Nano-plasmonic sensing for predicting fouling on a reverse osmosis membrane

The reuse of municipal wastewater is crucial to the development of new water resources, especially for agriculture. A challenge to the long-term sustainability of this approach is the presence of organic foulants in the feed water. While purification using a reverse osmosis (RO) membrane can effectively desalinate wastewater effluent to produce potable water, the main drawback is fouling of the membrane by the accumulation of a layer of organic matter from the effluent. Therefore, monitoring the propensity of pre-treated feed water to foul the RO membrane is essential for robust continuous RO operation. Electrical impedance spectroscopy (EIS), silt density index (SDI), turbidity measurement, and side stream membrane modules have been employed to predict fouling and enabling scheduled membrane cleaning. While superior RO fouling prediction capabilities were shown for EIS, other methodologies commonly provide quick but inaccurate assessments or accurate assessments at timescales too long to be useful in preventing fouling. This study investigated an innovative RO fouling prediction methodology, localized surface plasmon resonance (LSPR) sensing. We compared LSPR with predictions using SDI and a recently suggested quartz crystal microbalance with dissipation technique. The LSPR method showed high-sensitivity detection to model and environmental fouling agents by quantifying real-time foulant adsorption to the sensor surface. Our findings demonstrate that LSPR can surpass the traditional SDI method in predicting fouling propensity, likely owing to its high sensitivity to adsorbed material up to tens of nanometers from the sensor surface.

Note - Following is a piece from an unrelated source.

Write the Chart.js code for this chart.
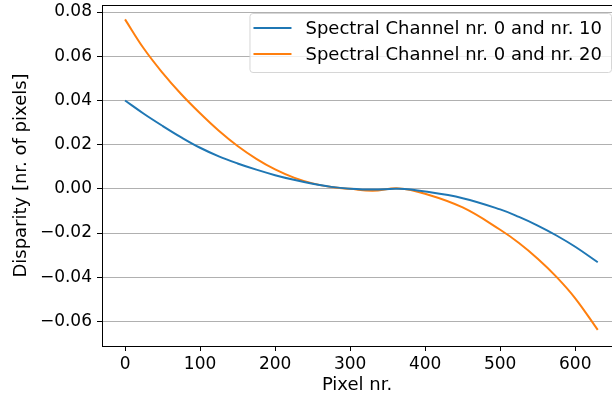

LSPR thus offers a precise method of predicting RO membrane fouling that can potentially enable proactive fouling management, enhancing the longevity of membranes and reducing downtime during their operation. Synopsis: Continuous wastewater reverse osmosis desalination ensures sustainable water resources, with fouling prediction via LSPR sensing vital for minimizing downtime and optimizing system efficiency.